═════ Data provided ═════

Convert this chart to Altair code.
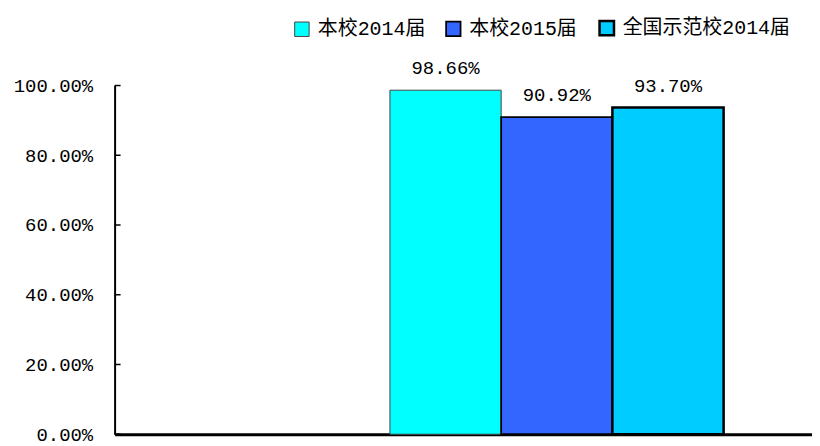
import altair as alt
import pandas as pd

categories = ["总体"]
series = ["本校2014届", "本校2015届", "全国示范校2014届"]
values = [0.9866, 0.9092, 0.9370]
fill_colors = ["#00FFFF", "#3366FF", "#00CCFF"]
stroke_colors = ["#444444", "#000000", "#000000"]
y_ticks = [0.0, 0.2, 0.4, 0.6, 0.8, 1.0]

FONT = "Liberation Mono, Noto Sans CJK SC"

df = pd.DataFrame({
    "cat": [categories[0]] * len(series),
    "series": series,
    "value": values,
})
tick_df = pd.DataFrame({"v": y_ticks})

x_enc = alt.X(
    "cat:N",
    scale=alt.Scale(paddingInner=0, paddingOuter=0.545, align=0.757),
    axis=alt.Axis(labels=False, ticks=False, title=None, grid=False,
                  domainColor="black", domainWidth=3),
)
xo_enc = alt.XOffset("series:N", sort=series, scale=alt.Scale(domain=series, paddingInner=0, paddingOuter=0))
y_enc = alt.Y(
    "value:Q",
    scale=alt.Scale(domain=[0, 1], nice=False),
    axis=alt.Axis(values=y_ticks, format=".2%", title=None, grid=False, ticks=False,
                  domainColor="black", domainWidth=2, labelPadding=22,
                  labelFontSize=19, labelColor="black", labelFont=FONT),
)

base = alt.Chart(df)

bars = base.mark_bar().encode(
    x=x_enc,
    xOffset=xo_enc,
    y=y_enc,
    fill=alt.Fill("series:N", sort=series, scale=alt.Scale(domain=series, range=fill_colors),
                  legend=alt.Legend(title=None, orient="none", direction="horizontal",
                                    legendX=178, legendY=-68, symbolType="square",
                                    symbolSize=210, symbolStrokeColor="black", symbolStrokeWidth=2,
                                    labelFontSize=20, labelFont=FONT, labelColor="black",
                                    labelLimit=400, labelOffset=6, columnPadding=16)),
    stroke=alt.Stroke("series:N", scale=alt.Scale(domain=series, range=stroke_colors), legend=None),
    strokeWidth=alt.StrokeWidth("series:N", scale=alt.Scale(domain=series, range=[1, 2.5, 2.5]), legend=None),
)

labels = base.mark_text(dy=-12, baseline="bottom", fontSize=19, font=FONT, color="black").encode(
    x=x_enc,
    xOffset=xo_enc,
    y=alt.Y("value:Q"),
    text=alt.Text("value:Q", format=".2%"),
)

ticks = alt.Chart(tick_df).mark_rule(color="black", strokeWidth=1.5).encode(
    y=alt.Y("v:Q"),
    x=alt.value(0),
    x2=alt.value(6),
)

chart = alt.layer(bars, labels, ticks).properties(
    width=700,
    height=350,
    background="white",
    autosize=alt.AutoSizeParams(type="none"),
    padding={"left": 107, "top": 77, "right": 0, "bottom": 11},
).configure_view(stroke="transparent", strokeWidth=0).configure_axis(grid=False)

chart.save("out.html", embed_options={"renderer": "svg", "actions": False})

═════

> [Aim of the exercise]: Please extract exactly the lines of the data, from the first through the line containing "base = alt.Chart(df)", and add no pictures to the copy.

> [Completed exercise]:
Convert this chart to Altair code.
import altair as alt
import pandas as pd

categories = ["总体"]
series = ["本校2014届", "本校2015届", "全国示范校2014届"]
values = [0.9866, 0.9092, 0.9370]
fill_colors = ["#00FFFF", "#3366FF", "#00CCFF"]
stroke_colors = ["#444444", "#000000", "#000000"]
y_ticks = [0.0, 0.2, 0.4, 0.6, 0.8, 1.0]

FONT = "Liberation Mono, Noto Sans CJK SC"

df = pd.DataFrame({
    "cat": [categories[0]] * len(series),
    "series": series,
    "value": values,
})
tick_df = pd.DataFrame({"v": y_ticks})

x_enc = alt.X(
    "cat:N",
    scale=alt.Scale(paddingInner=0, paddingOuter=0.545, align=0.757),
    axis=alt.Axis(labels=False, ticks=False, title=None, grid=False,
                  domainColor="black", domainWidth=3),
)
xo_enc = alt.XOffset("series:N", sort=series, scale=alt.Scale(domain=series, paddingInner=0, paddingOuter=0))
y_enc = alt.Y(
    "value:Q",
    scale=alt.Scale(domain=[0, 1], nice=False),
    axis=alt.Axis(values=y_ticks, format=".2%", title=None, grid=False, ticks=False,
                  domainColor="black", domainWidth=2, labelPadding=22,
                  labelFontSize=19, labelColor="black", labelFont=FONT),
)

base = alt.Chart(df)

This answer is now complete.